Rule #1 of rigging an election: make sure the cameras aren't rolling.

An election official at a polling booth in Russia over the weekend ignored that rule when she appeared to take a handful of ballot papers and stuff them into a ballot box.

President Vladimir Putin was voted back to power with 54 per cent of the vote, but CCTV footage of the alleged corruption could overshadow the result.

In the footage, one woman sitting behind a desk shuffles papers before pulling a stack of ballot forms from the bottom and casually walking towards the box.


Another woman stands watch as she stuffs them inside the box then returns to her seat.

The Central Election Commission has launched an official investigation in to the incident.

It's not the first time Putin's faithful have been accused of doing the wrong thing. During the 2012 elections, which his United Russia party won by a landslide, corruption allegations were an ongoing talking point.

A Guardian reporter following the election wrote at the time: "Two women hover over a ballot box in the industrial Russian city of Cherepovets, stuffing in ballot after ballot.

"On the streets of Moscow, an independent election monitor armed with an iPhone trails a van full of 'carousel' voters - people bussed from polling site to polling site in order to cast multiple votes for Vladimir Putin.

"Putin quickly claimed victory, waiting until just over 20 per cent of votes were counted, but his opponents just as quickly cried foul, armed with reels of evidence of alleged fraud.
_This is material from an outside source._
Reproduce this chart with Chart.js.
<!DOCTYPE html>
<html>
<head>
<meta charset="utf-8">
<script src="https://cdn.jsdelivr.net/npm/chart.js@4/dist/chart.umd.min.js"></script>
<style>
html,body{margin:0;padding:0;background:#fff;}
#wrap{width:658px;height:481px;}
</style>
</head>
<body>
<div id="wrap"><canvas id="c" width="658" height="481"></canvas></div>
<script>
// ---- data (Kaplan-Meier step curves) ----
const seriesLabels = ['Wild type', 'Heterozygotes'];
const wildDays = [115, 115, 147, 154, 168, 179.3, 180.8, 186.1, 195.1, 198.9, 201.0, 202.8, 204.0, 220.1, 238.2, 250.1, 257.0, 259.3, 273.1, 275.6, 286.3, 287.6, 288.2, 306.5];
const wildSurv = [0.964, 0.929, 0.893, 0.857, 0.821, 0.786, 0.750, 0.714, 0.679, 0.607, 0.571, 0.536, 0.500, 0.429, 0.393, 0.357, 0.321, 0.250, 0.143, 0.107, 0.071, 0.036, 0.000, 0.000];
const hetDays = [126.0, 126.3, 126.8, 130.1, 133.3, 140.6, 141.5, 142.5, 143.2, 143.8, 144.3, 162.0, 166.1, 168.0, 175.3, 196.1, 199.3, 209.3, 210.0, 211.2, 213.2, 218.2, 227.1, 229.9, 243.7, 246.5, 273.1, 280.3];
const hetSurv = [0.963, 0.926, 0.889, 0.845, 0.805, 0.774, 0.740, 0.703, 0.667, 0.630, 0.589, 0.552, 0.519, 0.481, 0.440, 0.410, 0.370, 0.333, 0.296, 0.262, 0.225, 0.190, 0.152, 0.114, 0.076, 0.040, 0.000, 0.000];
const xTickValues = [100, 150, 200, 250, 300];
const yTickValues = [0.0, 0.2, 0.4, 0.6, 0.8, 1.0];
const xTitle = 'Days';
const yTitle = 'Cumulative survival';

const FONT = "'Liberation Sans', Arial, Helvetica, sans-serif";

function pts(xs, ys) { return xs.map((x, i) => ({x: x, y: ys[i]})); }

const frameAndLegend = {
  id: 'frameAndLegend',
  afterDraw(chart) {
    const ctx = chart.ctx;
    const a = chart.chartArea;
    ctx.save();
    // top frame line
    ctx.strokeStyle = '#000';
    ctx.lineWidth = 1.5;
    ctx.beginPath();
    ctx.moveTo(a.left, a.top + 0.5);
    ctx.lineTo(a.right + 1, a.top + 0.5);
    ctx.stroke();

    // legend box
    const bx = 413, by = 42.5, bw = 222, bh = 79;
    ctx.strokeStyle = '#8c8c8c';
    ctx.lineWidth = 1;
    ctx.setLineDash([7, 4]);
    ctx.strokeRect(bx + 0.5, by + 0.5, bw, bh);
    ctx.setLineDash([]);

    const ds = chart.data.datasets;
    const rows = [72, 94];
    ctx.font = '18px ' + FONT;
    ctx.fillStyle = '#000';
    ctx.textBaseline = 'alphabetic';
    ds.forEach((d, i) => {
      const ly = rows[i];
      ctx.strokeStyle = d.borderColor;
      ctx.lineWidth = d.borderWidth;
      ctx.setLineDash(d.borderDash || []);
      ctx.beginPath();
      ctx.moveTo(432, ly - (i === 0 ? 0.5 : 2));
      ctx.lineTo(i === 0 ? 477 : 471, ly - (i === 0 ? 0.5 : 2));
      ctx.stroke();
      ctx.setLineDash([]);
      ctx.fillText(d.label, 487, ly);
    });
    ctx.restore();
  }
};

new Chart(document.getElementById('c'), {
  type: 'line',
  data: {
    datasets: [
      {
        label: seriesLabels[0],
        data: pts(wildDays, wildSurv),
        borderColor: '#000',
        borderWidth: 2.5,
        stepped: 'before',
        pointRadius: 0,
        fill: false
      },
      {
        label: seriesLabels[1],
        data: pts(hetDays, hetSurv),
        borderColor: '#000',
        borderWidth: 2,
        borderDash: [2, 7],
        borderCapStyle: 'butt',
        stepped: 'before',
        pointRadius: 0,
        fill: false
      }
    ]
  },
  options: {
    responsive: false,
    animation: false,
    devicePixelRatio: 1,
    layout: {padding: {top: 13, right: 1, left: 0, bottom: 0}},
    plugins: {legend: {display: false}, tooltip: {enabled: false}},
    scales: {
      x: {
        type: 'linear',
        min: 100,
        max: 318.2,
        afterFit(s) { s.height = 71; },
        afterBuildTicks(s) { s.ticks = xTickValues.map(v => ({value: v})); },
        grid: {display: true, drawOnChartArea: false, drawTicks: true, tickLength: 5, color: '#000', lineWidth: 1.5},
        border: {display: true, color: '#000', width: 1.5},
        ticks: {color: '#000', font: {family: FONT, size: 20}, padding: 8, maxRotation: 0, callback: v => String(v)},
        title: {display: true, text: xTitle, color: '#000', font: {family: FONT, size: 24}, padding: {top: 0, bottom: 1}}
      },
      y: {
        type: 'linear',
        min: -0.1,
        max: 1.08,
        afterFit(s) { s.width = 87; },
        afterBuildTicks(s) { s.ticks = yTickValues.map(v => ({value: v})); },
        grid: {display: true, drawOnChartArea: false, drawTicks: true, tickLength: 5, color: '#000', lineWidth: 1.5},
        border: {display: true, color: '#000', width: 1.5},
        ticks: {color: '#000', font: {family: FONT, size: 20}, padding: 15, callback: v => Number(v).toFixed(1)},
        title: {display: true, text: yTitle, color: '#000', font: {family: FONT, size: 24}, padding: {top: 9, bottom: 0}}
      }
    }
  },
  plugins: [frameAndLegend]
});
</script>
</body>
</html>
They uploaded them by the thousands to their Twitter accounts and LiveJournal blogs, helping the indignation go viral."

Foul play was at work earlier in the election when Mikhail Kasyanov, the leader of the PARNAS opposition party, was secretly filmed sharing a bed with a female associate.
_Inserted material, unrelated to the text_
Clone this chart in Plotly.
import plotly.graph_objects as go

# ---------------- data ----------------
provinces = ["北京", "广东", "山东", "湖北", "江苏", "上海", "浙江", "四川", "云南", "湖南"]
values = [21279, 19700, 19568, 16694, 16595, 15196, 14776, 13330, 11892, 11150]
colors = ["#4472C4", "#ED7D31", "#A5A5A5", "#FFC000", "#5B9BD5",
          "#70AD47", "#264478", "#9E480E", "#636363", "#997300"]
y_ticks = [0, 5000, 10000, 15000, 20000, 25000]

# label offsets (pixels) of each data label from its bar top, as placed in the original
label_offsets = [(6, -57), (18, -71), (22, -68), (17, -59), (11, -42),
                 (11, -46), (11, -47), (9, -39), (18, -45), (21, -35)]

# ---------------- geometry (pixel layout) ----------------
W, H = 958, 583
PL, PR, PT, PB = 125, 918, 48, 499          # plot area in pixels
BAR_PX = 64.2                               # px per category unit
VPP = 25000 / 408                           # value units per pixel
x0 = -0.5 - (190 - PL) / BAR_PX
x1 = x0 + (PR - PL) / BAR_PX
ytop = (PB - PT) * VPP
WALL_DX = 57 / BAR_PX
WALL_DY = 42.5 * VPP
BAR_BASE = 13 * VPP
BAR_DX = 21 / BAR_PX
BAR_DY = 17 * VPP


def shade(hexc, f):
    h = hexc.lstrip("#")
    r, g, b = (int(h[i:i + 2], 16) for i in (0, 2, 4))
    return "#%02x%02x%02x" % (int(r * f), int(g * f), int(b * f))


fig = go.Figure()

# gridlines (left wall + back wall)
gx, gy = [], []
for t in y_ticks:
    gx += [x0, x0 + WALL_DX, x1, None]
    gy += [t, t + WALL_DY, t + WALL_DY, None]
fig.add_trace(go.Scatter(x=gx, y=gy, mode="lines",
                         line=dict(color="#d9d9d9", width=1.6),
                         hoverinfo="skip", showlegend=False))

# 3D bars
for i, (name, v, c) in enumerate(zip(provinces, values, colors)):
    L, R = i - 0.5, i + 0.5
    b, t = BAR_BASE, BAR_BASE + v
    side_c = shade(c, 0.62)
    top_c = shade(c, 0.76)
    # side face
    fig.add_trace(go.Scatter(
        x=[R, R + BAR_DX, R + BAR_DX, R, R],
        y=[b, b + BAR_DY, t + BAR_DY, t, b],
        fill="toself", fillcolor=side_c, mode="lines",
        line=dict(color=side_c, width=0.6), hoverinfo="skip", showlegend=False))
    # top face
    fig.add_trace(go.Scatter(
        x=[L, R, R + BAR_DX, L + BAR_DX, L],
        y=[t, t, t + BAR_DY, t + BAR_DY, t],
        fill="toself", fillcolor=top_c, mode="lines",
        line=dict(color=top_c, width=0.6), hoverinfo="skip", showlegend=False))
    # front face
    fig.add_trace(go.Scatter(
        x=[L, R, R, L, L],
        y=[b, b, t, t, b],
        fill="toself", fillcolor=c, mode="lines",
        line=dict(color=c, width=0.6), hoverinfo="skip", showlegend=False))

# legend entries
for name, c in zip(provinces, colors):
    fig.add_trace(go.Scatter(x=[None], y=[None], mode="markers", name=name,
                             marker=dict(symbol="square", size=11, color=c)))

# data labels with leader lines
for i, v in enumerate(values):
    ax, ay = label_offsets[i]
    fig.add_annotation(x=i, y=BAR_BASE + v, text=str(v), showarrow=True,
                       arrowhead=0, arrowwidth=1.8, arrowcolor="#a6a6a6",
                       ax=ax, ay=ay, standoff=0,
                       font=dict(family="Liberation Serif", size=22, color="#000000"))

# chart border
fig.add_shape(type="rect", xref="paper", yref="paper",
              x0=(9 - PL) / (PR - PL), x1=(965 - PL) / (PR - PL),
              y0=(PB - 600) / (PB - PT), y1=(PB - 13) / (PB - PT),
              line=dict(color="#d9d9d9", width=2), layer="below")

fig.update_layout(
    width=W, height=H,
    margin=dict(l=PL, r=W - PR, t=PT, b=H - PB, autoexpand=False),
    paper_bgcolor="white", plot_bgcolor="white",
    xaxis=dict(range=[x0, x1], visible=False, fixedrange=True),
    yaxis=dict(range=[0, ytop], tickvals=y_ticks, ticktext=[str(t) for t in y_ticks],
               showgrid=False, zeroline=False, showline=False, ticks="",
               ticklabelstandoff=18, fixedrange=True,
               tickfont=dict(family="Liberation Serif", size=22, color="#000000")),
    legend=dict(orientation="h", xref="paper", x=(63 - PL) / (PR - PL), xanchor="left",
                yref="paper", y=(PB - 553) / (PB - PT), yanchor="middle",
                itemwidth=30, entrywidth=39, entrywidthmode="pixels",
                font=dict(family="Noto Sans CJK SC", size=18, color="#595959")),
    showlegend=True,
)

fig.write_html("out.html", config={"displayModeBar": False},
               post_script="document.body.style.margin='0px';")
Last year, Boris Nemtsov, a vocal critic of Putin's authoritarian style, was murdered close to the Kremlin. He was shot in the back several times while crossing the Bolshoy Moskvorestsky Bridge in Moscow.

A journalist said Nemtsov was preparing a report critical of the government when he was shot and killed.
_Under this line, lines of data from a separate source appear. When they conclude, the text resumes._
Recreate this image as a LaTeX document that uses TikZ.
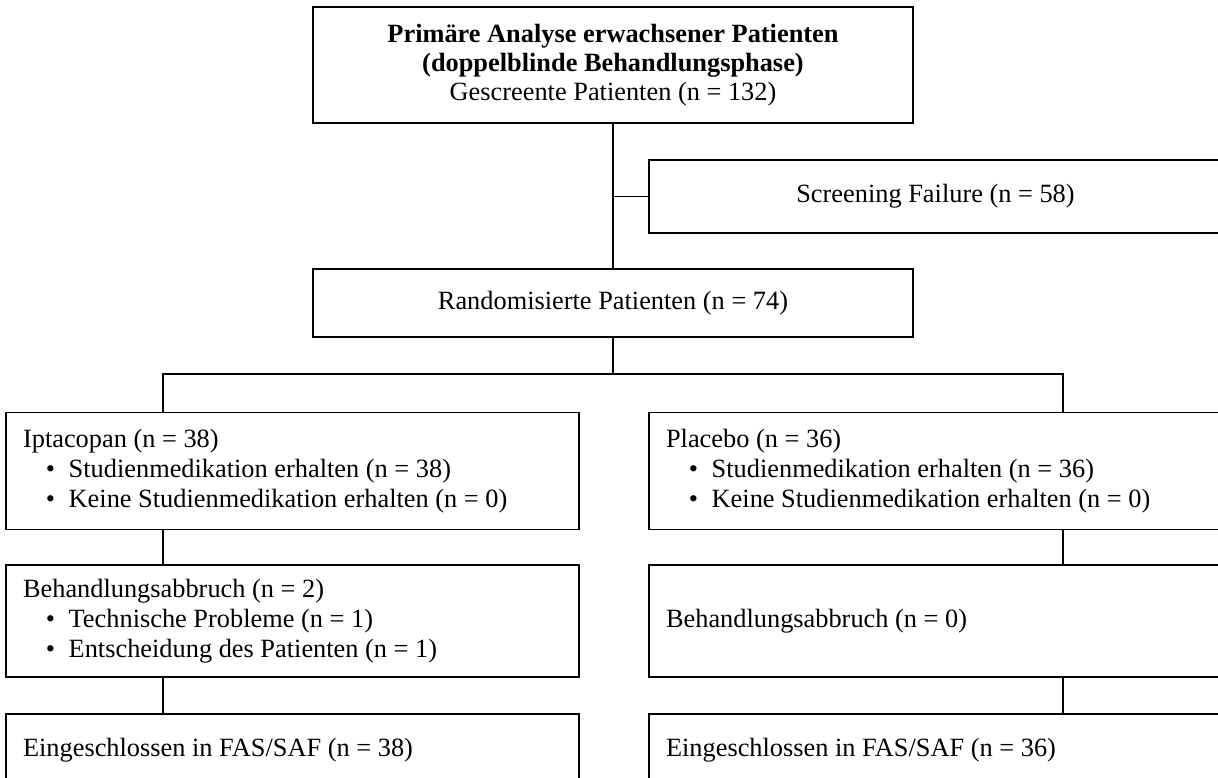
\documentclass[tikz,border=0pt]{standalone}
\usepackage{fontspec}
\setmainfont{Liberation Serif}
\usepackage{tikz}
\usetikzlibrary{positioning, calc}

\newcommand{\itm}[1]{\hspace*{13pt}\makebox[13pt][l]{\textbullet}#1}

\begin{document}
\begin{tikzpicture}[
        x=0.02cm, y=-0.02cm,
        box/.style={
            rectangle,
            draw=black,
            fill=white,
            line width=1.1pt,
            inner sep=0pt,
            font=\fontsize{15}{16.5}\selectfont
        },
        armbox/.style={
            box,
            minimum width=11.46cm,
            text width=10.78cm,
            align=flush left,
            font=\fontsize{15}{17}\selectfont
        },
        link/.style={line width=1.1pt}
    ]

    \useasboundingbox (0,0) rectangle (1218,778);
    \clip (0,0) rectangle (1218,778);

    \node[box, minimum width=12cm, minimum height=2.32cm, align=center] (screened) at (613,65)
        {\textbf{Primäre Analyse erwachsener Patienten}\\ \textbf{(doppelblinde Behandlungsphase)}\\ Gescreente Patienten (n = 132)};
    \node[box, minimum width=11.46cm, minimum height=1.46cm] (failure) at (935.5,196.5) {Screening Failure (n = 58)};
    \node[box, minimum width=12cm, minimum height=1.36cm] (randomized) at (613,303) {Randomisierte Patienten (n = 74)};

    \node[armbox, minimum height=2.34cm] (iptacopan) at (292.5,471)
        {Iptacopan (n = 38)\\ \itm{Studienmedikation erhalten (n = 38)}\\ \itm{Keine Studienmedikation erhalten (n = 0)}};
    \node[armbox, minimum height=2.34cm] (placebo) at (935.5,471)
        {Placebo (n = 36)\\ \itm{Studienmedikation erhalten (n = 36)}\\ \itm{Keine Studienmedikation erhalten (n = 0)}};

    \node[armbox, minimum height=2.24cm] (dropiptacopan) at (292.5,621)
        {Behandlungsabbruch (n = 2)\\ \itm{Technische Probleme (n = 1)}\\ \itm{Entscheidung des Patienten (n = 1)}};
    \node[armbox, minimum height=2.24cm] (dropplacebo) at (935.5,621) {Behandlungsabbruch (n = 0)};

    \node[armbox, minimum height=1.44cm] (fasiptacopan) at (292.5,750) {Eingeschlossen in FAS/SAF (n = 38)};
    \node[armbox, minimum height=1.44cm] (fasplacebo) at (935.5,750) {Eingeschlossen in FAS/SAF (n = 36)};

    % Verbindungen
    \coordinate (split) at (613,374);
    \coordinate (leftarm) at (163,374);
    \coordinate (rightarm) at (1063,374);

    \draw[link] (screened) -- (randomized);
    \draw[link] (screened.south |- failure.west) -- (failure.west);
    \draw[link] (randomized) -- (split);
    \draw[link] (leftarm |- iptacopan.north) -- (leftarm) -- (rightarm) -- (rightarm |- placebo.north);
    \draw[link] (leftarm |- iptacopan.south) -- (leftarm |- dropiptacopan.north);
    \draw[link] (rightarm |- placebo.south) -- (rightarm |- dropplacebo.north);
    \draw[link] (leftarm |- dropiptacopan.south) -- (leftarm |- fasiptacopan.north);
    \draw[link] (rightarm |- dropplacebo.south) -- (rightarm |- fasplacebo.north);

\end{tikzpicture}
\end{document}
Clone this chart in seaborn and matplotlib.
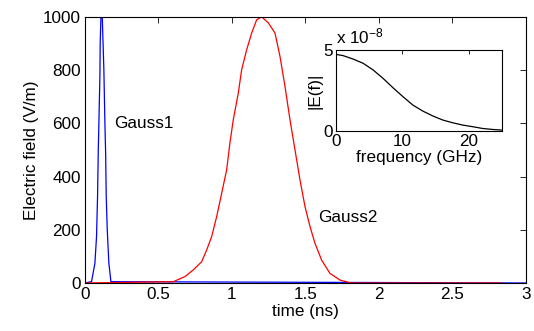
import matplotlib
matplotlib.use("Agg")
import matplotlib.pyplot as plt
import seaborn as sns
import pandas as pd
from matplotlib.ticker import FuncFormatter

sns.set_theme(style="white")
plt.rcParams["font.family"] = ["Liberation Sans", "DejaVu Sans"]
plt.rcParams["text.color"] = "black"
plt.rcParams["axes.labelcolor"] = "black"
plt.rcParams["mathtext.fontset"] = "custom"
plt.rcParams["mathtext.rm"] = "Liberation Sans"
plt.rcParams["mathtext.it"] = "Liberation Sans"

# Gauss1 pulse (time in ns, field in V/m)
gauss1_time = [0.0, 0.045, 0.068, 0.079, 0.086, 0.091, 0.095, 0.102, 0.104, 0.109,
               0.118, 0.129, 0.136, 0.141, 0.145, 0.152, 0.163, 0.177, 3.0]
gauss1_field = [0, 5, 74, 174, 325, 500, 600, 776, 900, 1000,
                1000, 801, 600, 487, 325, 199, 74, 5, 0]

# Gauss2 pulse
gauss2_time = [0.0, 0.601, 0.680, 0.737, 0.794, 0.828, 0.862, 0.896, 0.930, 0.964,
               0.986, 1.009, 1.043, 1.066, 1.100, 1.134, 1.168, 1.202, 1.247, 1.293,
               1.327, 1.361, 1.395, 1.429, 1.463, 1.497, 1.531, 1.565, 1.610, 1.667,
               1.735, 1.803, 1.85, 2.83]
gauss2_field = [0, 5, 24, 49, 80, 124, 174, 249, 337, 425,
                525, 613, 713, 801, 876, 939, 989, 1000, 978, 939,
                851, 738, 613, 500, 387, 287, 212, 149, 86, 36,
                11, 1, 0, 0]

# Spectrum magnitude (inset)
freq_ghz = [0, 1.1, 2.6, 4.1, 5.6, 7.1, 8.6, 10.1, 11.6, 13.1, 14.6,
            16.1, 17.6, 19.1, 20.6, 22.1, 23.6, 25]
spectrum = [4.73e-8, 4.65e-8, 4.44e-8, 4.18e-8, 3.77e-8, 3.25e-8, 2.67e-8,
            2.12e-8, 1.60e-8, 1.23e-8, 0.93e-8, 0.68e-8, 0.51e-8, 0.37e-8,
            0.27e-8, 0.16e-8, 0.10e-8, 0.06e-8]

x_ticks = [0, 0.5, 1, 1.5, 2, 2.5, 3]
y_ticks = [0, 200, 400, 600, 800, 1000]
inset_x_ticks = [0, 10, 20]
inset_y_ticks = [0, 5e-8]

FS = 12.3

df1 = pd.DataFrame({"t": gauss1_time, "E": gauss1_field})
df2 = pd.DataFrame({"t": gauss2_time, "E": gauss2_field})
dfs = pd.DataFrame({"f": freq_ghz, "S": spectrum})

fig = plt.figure(figsize=(5.34, 3.31), dpi=100)
ax = fig.add_axes([0.159, 0.145, 0.826, 0.804])

sns.lineplot(data=df1, x="t", y="E", ax=ax, color=(0, 0, 1), lw=0.9)
sns.lineplot(data=df2, x="t", y="E", ax=ax, color=(1, 0, 0), lw=0.9)

ax.set_xlim(0, 3)
ax.set_ylim(0, 1000)
ax.set_xticks(x_ticks)
ax.set_xticklabels(["0", "0.5", "1", "1.5", "2", "2.5", "3"])
ax.set_yticks(y_ticks)
ax.set_xlabel("time (ns)", fontsize=FS, labelpad=1)
ax.set_ylabel("Electric field (V/m)", fontsize=FS, labelpad=3)
ax.tick_params(direction="in", length=4, width=0.6, labelsize=FS, colors="black",
               top=True, right=True, pad=3)
for s in ax.spines.values():
    s.set_color("black")
    s.set_linewidth(0.8)

ax.text(0.197, 601, "Gauss1", fontsize=FS, va="center", ha="left")
ax.text(1.587, 248, "Gauss2", fontsize=FS, va="center", ha="left")

ins = fig.add_axes([0.629, 0.604, 0.311, 0.245])
sns.lineplot(data=dfs, x="f", y="S", ax=ins, color="black", lw=0.9)
ins.set_xlim(0, 25)
ins.set_ylim(0, 5e-8)
ins.set_xticks(inset_x_ticks)
ins.set_yticks(inset_y_ticks)
ins.yaxis.set_major_formatter(FuncFormatter(lambda v, p: f"{v / 1e-8:g}"))
ins.set_xlabel("frequency (GHz)", fontsize=FS, labelpad=1)
ins.set_ylabel("|E(f)|", fontsize=FS, labelpad=1)
ins.tick_params(direction="in", length=3, width=0.6, labelsize=FS, colors="black",
                top=True, right=True, pad=2)
for s in ins.spines.values():
    s.set_color("black")
    s.set_linewidth(0.8)
ins.text(0.0, 1.04, r"x 10$^{-8}$", transform=ins.transAxes, fontsize=FS,
         ha="left", va="bottom")

fig.savefig("out.png", dpi=100)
Putin's power is undisputed, but it could grow further. The Telegraph reports he could soon have the backing of a newly-formed KGB.

According to the report, Russia is planning a shake-up of existing security forces. It would see the State Security Ministry, the Federal Security Service and the State Guard Service combine to assume a position previously held by the feared secret police service.

Putin joined the KGB in 1975 and worked undercover in the late 1980s.

Vote counting is continuing in Russia but preliminary results suggest the United Russia party will hold 343 out of 450 seats on offer, a jump of 109 seats on the last election.